### Work to be completed
Skip the pictures, please, and write out exactly the lines from the opening of the data through the line containing "71.0, 70.0, 70.0];".

=== Data lines ===

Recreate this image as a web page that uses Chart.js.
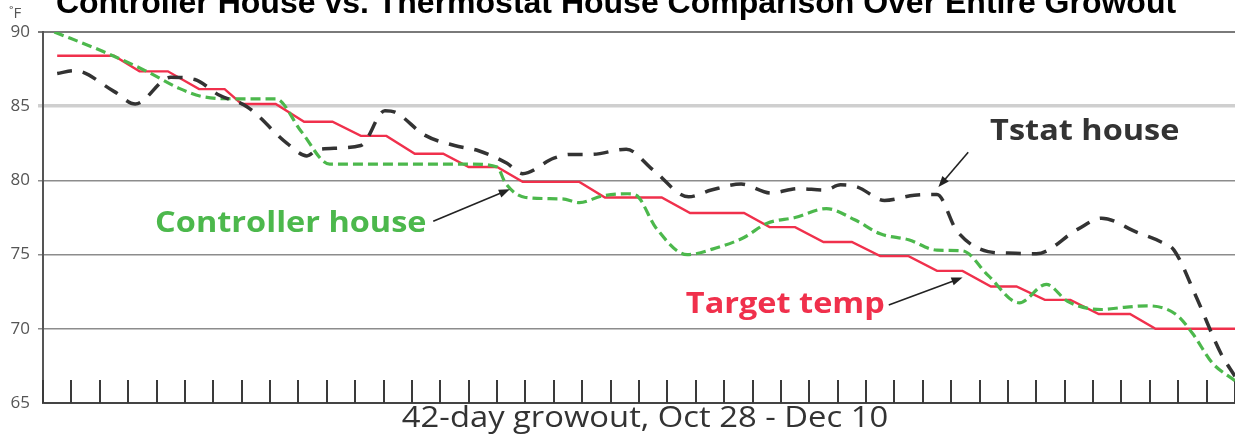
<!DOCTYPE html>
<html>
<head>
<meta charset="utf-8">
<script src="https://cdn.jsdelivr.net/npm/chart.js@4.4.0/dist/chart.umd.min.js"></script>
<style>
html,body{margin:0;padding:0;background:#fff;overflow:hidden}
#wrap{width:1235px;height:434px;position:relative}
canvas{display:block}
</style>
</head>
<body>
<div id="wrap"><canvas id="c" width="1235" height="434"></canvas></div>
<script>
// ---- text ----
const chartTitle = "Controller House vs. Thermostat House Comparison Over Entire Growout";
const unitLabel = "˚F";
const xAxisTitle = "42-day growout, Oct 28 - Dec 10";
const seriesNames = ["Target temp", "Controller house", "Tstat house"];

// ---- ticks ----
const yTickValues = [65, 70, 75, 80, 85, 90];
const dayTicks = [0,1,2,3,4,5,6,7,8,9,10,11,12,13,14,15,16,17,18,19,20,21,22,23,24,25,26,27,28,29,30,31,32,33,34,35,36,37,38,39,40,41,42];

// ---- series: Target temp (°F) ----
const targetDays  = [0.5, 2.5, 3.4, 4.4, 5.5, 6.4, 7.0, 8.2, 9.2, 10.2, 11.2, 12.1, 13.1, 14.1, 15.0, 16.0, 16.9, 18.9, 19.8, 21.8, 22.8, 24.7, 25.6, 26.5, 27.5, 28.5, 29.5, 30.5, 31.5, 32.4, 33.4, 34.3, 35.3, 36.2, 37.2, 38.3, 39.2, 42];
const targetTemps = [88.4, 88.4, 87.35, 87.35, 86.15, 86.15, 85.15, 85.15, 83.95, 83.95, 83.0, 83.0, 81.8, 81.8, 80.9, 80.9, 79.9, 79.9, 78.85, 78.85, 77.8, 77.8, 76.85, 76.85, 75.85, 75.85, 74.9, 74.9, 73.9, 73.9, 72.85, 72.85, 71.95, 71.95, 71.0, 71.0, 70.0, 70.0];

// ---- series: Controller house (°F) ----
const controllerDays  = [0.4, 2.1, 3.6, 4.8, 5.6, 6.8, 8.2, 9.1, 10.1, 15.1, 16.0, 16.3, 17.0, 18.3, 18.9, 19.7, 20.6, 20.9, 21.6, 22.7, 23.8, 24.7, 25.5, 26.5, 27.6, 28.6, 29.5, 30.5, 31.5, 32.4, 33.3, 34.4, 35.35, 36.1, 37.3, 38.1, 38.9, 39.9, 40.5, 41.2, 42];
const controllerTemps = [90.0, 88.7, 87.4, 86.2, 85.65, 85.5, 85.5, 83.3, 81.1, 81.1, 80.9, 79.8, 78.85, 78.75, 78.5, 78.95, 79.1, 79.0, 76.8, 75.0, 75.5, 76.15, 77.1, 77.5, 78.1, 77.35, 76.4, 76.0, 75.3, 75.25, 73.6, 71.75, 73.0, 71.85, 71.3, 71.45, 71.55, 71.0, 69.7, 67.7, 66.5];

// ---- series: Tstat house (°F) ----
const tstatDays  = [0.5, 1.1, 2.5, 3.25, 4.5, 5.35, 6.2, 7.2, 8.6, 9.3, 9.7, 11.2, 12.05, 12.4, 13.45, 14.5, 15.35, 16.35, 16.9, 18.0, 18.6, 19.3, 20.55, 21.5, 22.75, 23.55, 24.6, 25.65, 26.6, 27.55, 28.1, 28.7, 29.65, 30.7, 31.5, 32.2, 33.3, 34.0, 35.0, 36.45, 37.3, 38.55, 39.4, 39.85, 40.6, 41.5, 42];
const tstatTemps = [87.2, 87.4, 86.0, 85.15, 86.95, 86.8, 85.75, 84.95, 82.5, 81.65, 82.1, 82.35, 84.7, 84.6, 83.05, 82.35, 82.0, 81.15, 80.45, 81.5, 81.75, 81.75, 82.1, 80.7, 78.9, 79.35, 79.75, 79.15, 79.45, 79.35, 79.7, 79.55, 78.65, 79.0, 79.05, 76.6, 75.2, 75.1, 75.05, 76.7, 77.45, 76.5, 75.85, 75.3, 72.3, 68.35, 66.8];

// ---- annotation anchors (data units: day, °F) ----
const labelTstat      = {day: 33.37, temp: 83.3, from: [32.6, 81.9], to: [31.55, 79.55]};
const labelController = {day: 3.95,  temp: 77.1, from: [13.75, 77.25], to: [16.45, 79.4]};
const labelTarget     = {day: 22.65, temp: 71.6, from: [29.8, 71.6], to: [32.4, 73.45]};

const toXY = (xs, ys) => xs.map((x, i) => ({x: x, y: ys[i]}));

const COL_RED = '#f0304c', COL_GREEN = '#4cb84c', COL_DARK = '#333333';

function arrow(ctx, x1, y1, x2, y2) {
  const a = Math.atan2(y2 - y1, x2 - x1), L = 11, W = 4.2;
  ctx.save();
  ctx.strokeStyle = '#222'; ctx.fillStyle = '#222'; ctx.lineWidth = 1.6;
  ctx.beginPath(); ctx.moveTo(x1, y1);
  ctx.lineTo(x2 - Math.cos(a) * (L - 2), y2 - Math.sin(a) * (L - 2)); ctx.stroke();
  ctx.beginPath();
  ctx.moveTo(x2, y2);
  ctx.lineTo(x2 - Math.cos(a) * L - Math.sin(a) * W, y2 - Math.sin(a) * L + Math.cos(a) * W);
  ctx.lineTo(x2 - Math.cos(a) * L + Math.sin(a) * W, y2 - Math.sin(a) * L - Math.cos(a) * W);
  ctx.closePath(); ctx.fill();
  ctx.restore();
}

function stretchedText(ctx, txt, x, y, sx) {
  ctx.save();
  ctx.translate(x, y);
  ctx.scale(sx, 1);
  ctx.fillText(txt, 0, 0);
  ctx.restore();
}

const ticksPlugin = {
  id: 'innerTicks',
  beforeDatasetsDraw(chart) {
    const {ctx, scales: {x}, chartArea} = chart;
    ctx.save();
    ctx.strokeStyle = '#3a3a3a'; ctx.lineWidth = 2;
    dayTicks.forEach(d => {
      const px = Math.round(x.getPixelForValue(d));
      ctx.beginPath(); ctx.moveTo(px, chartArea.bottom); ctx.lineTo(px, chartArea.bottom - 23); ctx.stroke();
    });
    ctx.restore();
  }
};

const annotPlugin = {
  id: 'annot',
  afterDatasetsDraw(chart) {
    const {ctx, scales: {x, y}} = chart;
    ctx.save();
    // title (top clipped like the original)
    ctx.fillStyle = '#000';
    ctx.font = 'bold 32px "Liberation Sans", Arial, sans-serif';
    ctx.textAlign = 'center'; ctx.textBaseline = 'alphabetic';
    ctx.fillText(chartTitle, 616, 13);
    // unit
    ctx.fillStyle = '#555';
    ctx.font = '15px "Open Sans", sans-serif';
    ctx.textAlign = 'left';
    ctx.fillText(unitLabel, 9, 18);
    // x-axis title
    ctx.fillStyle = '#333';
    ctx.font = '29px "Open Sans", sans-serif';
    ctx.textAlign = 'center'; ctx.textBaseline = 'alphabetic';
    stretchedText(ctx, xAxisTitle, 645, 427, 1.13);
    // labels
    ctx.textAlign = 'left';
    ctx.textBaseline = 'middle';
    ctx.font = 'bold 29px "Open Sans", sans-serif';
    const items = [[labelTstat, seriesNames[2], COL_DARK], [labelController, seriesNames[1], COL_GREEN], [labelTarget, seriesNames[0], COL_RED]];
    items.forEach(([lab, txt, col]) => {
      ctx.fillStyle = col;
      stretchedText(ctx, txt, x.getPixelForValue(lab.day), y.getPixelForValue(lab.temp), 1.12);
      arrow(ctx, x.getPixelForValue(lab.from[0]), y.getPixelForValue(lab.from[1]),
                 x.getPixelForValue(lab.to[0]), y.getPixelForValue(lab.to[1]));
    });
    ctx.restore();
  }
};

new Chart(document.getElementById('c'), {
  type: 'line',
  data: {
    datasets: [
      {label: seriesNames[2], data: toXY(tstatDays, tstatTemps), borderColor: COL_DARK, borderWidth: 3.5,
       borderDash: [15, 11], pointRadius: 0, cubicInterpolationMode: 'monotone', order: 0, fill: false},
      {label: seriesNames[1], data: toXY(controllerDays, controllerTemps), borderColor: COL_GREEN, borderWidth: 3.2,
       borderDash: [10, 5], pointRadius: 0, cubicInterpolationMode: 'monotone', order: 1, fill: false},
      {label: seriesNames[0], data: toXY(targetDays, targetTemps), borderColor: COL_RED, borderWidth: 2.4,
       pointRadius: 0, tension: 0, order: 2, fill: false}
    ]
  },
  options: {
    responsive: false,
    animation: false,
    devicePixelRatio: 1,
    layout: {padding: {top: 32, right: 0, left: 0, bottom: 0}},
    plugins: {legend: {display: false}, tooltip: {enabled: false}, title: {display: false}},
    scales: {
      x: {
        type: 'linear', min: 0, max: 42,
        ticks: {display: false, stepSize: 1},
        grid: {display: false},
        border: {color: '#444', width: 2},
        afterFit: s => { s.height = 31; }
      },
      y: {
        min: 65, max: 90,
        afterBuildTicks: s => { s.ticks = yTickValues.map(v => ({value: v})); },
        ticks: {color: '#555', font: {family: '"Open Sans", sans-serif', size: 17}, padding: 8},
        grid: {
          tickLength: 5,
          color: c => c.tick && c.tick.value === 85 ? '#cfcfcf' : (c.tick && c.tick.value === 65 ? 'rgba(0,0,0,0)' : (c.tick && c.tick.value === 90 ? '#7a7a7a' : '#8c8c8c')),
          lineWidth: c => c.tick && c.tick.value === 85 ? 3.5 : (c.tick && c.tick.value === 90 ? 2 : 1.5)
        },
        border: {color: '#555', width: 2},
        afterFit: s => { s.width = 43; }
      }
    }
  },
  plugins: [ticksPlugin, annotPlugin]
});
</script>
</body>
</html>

===

### Answer to this task
Recreate this image as a web page that uses Chart.js.
<!DOCTYPE html>
<html>
<head>
<meta charset="utf-8">
<script src="https://cdn.jsdelivr.net/npm/chart.js@4.4.0/dist/chart.umd.min.js"></script>
<style>
html,body{margin:0;padding:0;background:#fff;overflow:hidden}
#wrap{width:1235px;height:434px;position:relative}
canvas{display:block}
</style>
</head>
<body>
<div id="wrap"><canvas id="c" width="1235" height="434"></canvas></div>
<script>
// ---- text ----
const chartTitle = "Controller House vs. Thermostat House Comparison Over Entire Growout";
const unitLabel = "˚F";
const xAxisTitle = "42-day growout, Oct 28 - Dec 10";
const seriesNames = ["Target temp", "Controller house", "Tstat house"];

// ---- ticks ----
const yTickValues = [65, 70, 75, 80, 85, 90];
const dayTicks = [0,1,2,3,4,5,6,7,8,9,10,11,12,13,14,15,16,17,18,19,20,21,22,23,24,25,26,27,28,29,30,31,32,33,34,35,36,37,38,39,40,41,42];

// ---- series: Target temp (°F) ----
const targetDays  = [0.5, 2.5, 3.4, 4.4, 5.5, 6.4, 7.0, 8.2, 9.2, 10.2, 11.2, 12.1, 13.1, 14.1, 15.0, 16.0, 16.9, 18.9, 19.8, 21.8, 22.8, 24.7, 25.6, 26.5, 27.5, 28.5, 29.5, 30.5, 31.5, 32.4, 33.4, 34.3, 35.3, 36.2, 37.2, 38.3, 39.2, 42];
const targetTemps = [88.4, 88.4, 87.35, 87.35, 86.15, 86.15, 85.15, 85.15, 83.95, 83.95, 83.0, 83.0, 81.8, 81.8, 80.9, 80.9, 79.9, 79.9, 78.85, 78.85, 77.8, 77.8, 76.85, 76.85, 75.85, 75.85, 74.9, 74.9, 73.9, 73.9, 72.85, 72.85, 71.95, 71.95, 71.0, 71.0, 70.0, 70.0];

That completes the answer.